Learn the Language of Photography: The Secrets Behind the Craft Series

Photography as a Language

Photography is more than seeing it’s speaking. Every image, whether conscious or instinctive, says something. It has tone, rhythm, and emotion. Yet many photographers spend years learning how to use their cameras, without ever learning how to speak the language of the medium itself.

The language of photography isn’t written in words it’s spoken through light and shadow, balance and rhythm, gesture and time. These are the hidden grammar and vocabulary behind every great image. When you learn to recognize and use them intentionally, your photographs stop being technical achievements and start becoming visual expressions.

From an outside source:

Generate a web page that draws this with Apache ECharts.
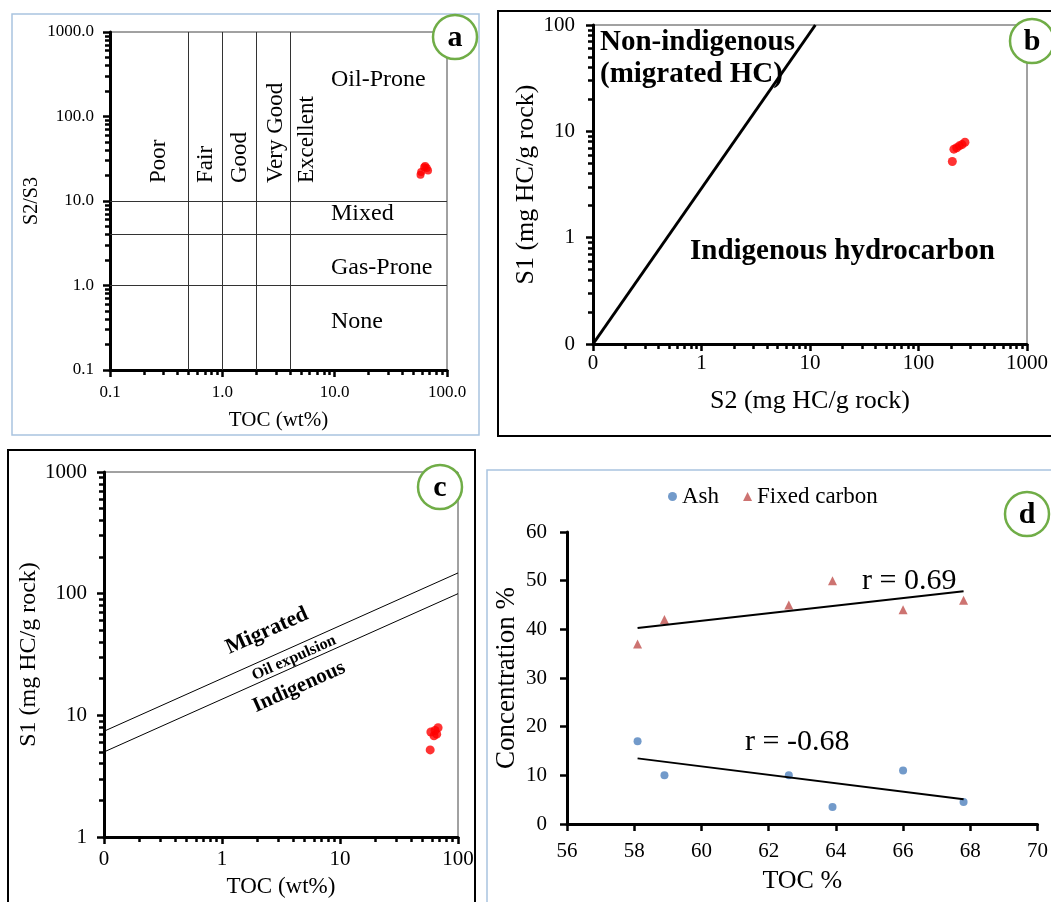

The Difference Between Technique and Language

Technique teaches us how to use a camera.
Language teaches us what to say and how to mean it.

You can master exposure, aperture, and post processing and still feel your work lacks voice. That’s because photography, like any language, requires fluency the ability to think and feel in its native form. Once you understand its vocabulary, you begin to make choices with clarity and purpose: this light, not that one; this angle, because it says more.

Why Learning the Language Matters

When you start to speak photography fluently:

  • You stop copying what you’ve seen and start expressing what you feel.

  • Your compositions become intentional instead of accidental.

  • You begin to understand why certain images speak and why others fall silent.

Fluency gives you freedom. It allows you to move beyond formulas and find your own accent, your own rhythm, your own way of saying something true.

Introducing the Series

This series Learn the Language of Photography: The Secrets Behind the Craft explores the hidden vocabulary that shapes the medium. Each post will focus on one visual “word” that photographers use to communicate meaning.

We’ll look beyond the technical definitions and uncover what each concept feels like how it moves, whispers, and resonates in the frame.

Here’s a glimpse at what’s coming:

  • Light The first and purest voice of photography.

  • Shadow The art of saying less to mean more.

  • Balance The quiet structure of visual harmony.

  • Focus The language of attention and intention.

  • Space The pause between thoughts.

  • Time The invisible presence within every frame.

  • Gesture The rhythm that breathes life into stillness.

Each part will reveal how these ideas function not just technically, but emotionally how they give your work depth and voice.

An Invitation

As we move through this series, think of photography not as a tool, but as a tongue one spoken in tones and textures rather than syllables.

Ask yourself: What am I trying to say, and how can my images say it for me?
Because once you learn to speak the language of photography, you’ll discover the greatest secret of all the photograph isn’t the message; you are.